As with many old breeds, the origins of the Spinone Italiano is difficult to pin point; history has offered indications of a dog resembling the breed that predates the use of guns by over 1,000 years. Certainly by the Middle Ages, there were undeviating reports of large, rough haired pointing dogs with hunting styles typical of the Spinone. A 15th century painting by Andrea Mantegna (see left) included a dog whose appearance many feel is consistent with the Spinone, particularly the dog’s head. All of this serves to underscore the fact that the Spinone Italiano is one of the oldest breeds of gun dog anywhere.
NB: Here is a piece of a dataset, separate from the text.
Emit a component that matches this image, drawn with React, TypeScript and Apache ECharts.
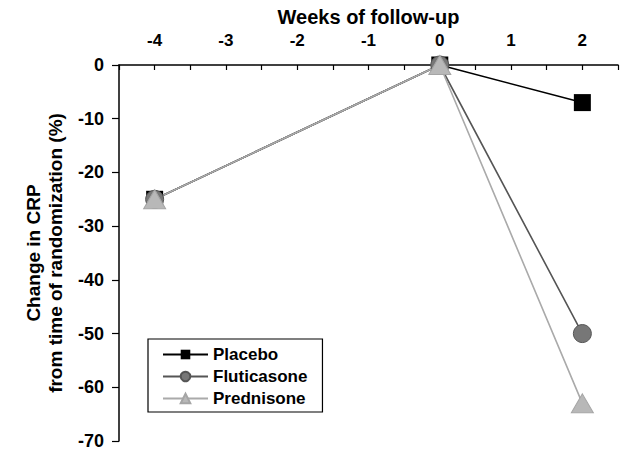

The breed name, ‘Spinone,’ is derived from the earlier use of ‘Bracco Spinoso’, or prickly pointer, referencing either to the breed’s harsh coat, or the spiny thorns of the shrubs where the game it hunted would hide.  Interestingly, regions developed their own types of gun dog. From the Spinone Italiano Club of America’s website: “Regional breed names developed: ‘Spinoso’ or ‘Restone’ in Tuscany, ‘Bracco Restoso’ near Naples, ‘Can Cravin’ in the Piedmont, and ‘Spinone’ in Lombardy.”

By 1871, Italy had largely unified, and standardizing dog breeds and their names was not only in that spirit among canine authorities, but reflective of a new “modern” preoccupation with categorizing and labelling.  A breed standard was written in Italy by the Societa Braccofilia in 1897, and later by the Italian Kennel Club.  The basic essentials of the breed standard remained largely unchanged over the next fifty years of numerous revisions, and neither did the dog. WWII saw the Spinoni recruited into the war effort by hunting game, finding missing soldiers, or chasing and capturing German patrols.

By war’s end, it was clear that the breed had taken a toll, and saving the dogs from extinction was critical. A rescue movement was initiated which later lead to the formation of the first national breed club, ‘La Famiglia dello Spinone’ in the 1950’s. The Spinone’s numbers was restored, its gene pool revitalized.  Today, the Spinone is in good shape, its legions of fans and admirers growing exponentially.